* [Brief]: Find, in the records below, the line that contains "Convert this chart to matplotlib code." and the line that contains "0.06, 0.03, 0.008, 0.0, 0.005]". Copy those two lines and everything between them exactly, but not the pictures.

* [Available data]:
★ ★ ★
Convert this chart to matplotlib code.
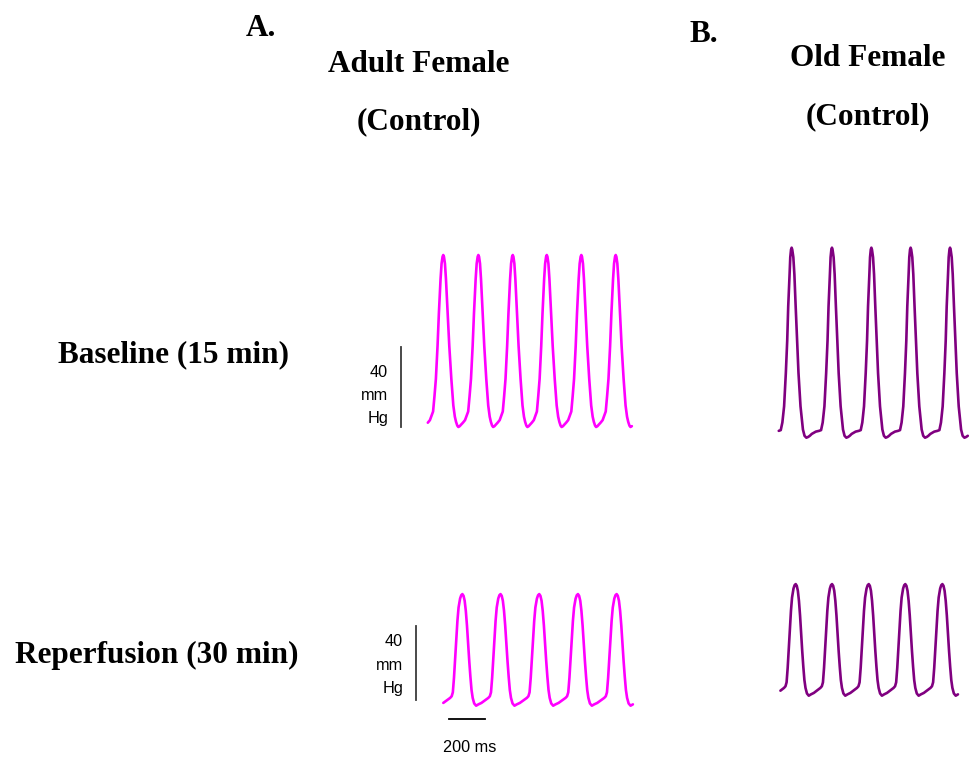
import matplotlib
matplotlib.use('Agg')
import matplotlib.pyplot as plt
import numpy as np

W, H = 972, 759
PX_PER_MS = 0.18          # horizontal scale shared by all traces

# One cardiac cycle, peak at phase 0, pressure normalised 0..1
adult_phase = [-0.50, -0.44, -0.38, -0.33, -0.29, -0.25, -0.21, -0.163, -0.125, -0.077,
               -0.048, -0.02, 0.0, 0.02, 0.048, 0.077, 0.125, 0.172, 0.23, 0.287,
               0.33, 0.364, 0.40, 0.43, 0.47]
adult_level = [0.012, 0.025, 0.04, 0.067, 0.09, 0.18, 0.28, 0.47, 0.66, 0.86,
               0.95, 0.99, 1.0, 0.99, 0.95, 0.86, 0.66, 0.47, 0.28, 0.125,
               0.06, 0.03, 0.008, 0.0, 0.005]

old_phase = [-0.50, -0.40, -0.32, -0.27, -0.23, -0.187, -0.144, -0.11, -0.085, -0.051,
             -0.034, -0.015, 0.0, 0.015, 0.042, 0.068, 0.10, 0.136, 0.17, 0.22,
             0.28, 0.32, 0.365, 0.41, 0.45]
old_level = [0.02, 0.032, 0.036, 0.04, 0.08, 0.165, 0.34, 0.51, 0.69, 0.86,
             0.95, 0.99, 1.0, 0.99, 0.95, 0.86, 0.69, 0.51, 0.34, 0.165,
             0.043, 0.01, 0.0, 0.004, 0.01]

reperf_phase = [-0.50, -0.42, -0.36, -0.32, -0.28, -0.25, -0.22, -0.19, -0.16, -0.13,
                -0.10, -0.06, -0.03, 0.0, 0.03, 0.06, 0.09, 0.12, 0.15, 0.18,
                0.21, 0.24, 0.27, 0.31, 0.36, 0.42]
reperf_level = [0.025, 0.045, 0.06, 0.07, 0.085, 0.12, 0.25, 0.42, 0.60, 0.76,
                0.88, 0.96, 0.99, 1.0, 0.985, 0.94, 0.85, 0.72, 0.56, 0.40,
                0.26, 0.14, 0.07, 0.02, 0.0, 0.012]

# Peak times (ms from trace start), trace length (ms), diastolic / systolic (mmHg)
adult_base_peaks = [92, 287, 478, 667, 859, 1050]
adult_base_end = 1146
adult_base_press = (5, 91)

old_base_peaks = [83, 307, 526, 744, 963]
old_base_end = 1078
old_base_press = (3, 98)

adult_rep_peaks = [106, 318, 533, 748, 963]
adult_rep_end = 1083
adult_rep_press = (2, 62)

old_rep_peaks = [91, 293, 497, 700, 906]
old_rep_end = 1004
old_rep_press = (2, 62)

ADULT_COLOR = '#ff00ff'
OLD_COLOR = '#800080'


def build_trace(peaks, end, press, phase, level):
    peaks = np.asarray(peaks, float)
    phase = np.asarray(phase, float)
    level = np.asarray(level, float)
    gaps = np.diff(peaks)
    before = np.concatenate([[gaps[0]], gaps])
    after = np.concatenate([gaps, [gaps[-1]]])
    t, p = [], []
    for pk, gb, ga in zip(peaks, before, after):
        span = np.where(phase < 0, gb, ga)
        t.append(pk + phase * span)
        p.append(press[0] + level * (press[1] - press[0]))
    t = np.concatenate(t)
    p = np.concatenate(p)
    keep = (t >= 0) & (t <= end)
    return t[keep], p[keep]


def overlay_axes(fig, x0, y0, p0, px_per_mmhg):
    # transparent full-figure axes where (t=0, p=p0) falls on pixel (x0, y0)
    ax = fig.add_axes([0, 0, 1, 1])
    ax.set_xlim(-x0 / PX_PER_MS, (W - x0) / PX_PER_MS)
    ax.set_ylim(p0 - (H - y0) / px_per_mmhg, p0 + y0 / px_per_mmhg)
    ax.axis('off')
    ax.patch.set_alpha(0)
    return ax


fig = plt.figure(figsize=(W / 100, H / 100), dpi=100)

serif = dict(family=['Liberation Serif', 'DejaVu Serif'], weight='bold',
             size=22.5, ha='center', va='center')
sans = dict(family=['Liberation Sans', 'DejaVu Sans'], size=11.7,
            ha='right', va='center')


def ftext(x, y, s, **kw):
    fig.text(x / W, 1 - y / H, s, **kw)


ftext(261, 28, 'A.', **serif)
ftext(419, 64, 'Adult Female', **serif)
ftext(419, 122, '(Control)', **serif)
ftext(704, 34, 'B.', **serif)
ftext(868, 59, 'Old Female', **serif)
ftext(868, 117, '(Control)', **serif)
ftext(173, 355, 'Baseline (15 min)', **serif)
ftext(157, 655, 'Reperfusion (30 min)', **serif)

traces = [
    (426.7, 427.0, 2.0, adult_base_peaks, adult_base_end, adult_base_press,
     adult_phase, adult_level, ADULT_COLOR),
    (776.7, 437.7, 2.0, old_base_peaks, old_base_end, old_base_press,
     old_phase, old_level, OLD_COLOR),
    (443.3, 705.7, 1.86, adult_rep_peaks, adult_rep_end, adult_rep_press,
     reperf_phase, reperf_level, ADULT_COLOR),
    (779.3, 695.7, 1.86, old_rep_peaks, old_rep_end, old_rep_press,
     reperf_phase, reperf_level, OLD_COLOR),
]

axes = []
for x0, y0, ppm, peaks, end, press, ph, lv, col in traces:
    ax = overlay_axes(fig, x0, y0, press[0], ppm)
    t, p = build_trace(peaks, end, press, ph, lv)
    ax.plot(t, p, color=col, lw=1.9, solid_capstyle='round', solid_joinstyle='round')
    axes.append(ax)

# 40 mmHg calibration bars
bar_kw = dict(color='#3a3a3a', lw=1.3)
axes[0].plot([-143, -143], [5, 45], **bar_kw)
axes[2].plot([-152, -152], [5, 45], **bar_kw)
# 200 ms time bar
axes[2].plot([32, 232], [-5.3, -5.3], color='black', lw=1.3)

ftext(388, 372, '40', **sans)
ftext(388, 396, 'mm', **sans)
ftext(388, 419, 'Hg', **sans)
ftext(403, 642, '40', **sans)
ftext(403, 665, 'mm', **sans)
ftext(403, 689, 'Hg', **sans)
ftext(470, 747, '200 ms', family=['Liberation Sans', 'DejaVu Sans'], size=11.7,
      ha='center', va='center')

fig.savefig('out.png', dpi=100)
★ ★ ★
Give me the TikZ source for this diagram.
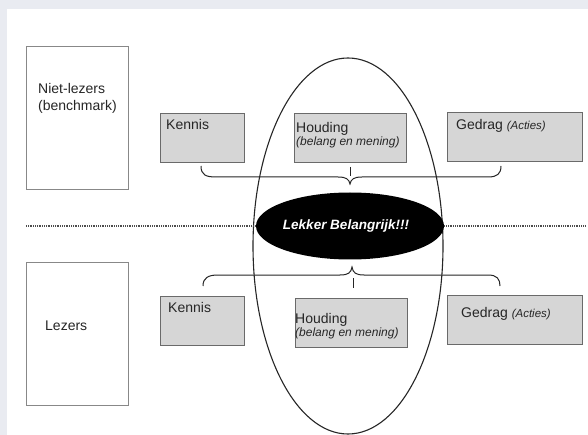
★ ★ ★
* [Result of the task]:
Convert this chart to matplotlib code.
import matplotlib
matplotlib.use('Agg')
import matplotlib.pyplot as plt
import numpy as np

W, H = 972, 759
PX_PER_MS = 0.18          # horizontal scale shared by all traces

# One cardiac cycle, peak at phase 0, pressure normalised 0..1
adult_phase = [-0.50, -0.44, -0.38, -0.33, -0.29, -0.25, -0.21, -0.163, -0.125, -0.077,
               -0.048, -0.02, 0.0, 0.02, 0.048, 0.077, 0.125, 0.172, 0.23, 0.287,
               0.33, 0.364, 0.40, 0.43, 0.47]
adult_level = [0.012, 0.025, 0.04, 0.067, 0.09, 0.18, 0.28, 0.47, 0.66, 0.86,
               0.95, 0.99, 1.0, 0.99, 0.95, 0.86, 0.66, 0.47, 0.28, 0.125,
               0.06, 0.03, 0.008, 0.0, 0.005]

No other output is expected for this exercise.